WHAT THE EXERCISE ASKS: Review the listing and copy each line that holds the word "with".

STORED DATA:

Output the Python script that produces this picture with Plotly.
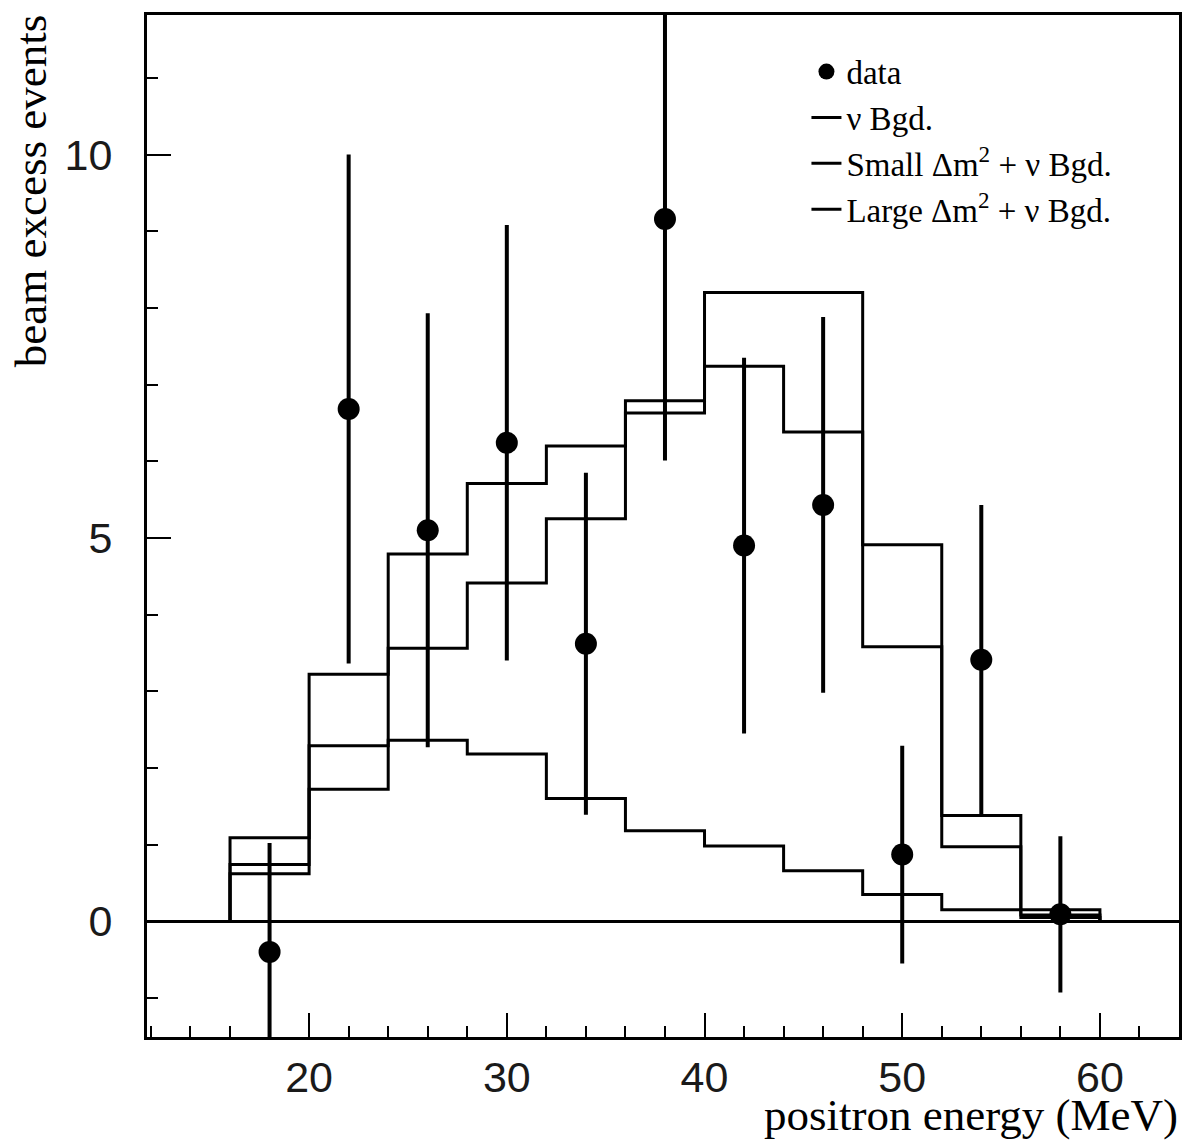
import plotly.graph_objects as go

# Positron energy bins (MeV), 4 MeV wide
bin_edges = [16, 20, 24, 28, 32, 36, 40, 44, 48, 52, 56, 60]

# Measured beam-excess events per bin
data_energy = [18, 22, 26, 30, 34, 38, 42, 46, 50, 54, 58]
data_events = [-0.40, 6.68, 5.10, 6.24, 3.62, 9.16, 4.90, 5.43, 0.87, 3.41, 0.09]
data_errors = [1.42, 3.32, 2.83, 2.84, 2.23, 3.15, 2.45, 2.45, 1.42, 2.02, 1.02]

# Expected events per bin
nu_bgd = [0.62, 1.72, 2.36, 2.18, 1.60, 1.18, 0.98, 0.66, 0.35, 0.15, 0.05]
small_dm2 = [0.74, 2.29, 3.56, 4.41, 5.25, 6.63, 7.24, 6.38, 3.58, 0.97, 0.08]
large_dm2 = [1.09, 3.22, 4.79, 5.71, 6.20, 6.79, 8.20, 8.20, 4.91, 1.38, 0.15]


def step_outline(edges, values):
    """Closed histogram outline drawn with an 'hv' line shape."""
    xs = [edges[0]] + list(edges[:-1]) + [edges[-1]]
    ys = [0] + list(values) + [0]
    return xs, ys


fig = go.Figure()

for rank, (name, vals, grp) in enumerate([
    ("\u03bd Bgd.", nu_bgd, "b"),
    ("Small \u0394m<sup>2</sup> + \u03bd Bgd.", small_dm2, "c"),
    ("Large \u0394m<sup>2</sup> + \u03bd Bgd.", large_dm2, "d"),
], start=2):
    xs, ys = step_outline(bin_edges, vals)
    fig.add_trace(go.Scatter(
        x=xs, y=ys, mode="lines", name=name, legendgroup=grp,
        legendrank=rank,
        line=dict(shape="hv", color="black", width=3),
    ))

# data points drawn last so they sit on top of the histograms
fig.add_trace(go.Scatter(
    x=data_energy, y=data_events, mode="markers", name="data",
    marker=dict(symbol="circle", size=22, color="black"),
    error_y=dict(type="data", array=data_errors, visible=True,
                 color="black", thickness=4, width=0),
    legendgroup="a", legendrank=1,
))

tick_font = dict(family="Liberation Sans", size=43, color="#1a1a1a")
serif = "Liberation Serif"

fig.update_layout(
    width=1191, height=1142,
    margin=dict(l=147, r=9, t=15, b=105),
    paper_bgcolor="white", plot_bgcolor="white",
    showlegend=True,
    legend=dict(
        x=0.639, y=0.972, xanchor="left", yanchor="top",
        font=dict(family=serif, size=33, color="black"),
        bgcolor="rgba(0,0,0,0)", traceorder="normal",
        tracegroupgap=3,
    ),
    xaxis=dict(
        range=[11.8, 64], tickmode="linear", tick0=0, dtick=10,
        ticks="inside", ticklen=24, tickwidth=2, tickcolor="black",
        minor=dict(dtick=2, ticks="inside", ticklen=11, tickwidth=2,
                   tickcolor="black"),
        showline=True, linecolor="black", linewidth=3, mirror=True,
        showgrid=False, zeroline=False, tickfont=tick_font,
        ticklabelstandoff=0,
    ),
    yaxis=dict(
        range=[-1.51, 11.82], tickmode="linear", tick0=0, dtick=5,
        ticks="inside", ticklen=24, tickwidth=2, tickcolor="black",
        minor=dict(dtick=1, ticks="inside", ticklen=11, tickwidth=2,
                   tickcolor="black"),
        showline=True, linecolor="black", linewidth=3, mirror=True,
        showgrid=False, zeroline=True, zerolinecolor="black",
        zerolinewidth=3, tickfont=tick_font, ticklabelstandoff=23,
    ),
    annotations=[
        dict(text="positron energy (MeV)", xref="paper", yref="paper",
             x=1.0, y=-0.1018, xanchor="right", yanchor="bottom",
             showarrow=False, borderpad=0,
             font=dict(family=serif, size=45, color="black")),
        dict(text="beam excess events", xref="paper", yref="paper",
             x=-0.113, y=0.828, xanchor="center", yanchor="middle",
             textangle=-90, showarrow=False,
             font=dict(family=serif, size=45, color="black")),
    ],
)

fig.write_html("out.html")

RESULT FOR THIS TASK:
Output the Python script that produces this picture with Plotly.
    """Closed histogram outline drawn with an 'hv' line shape."""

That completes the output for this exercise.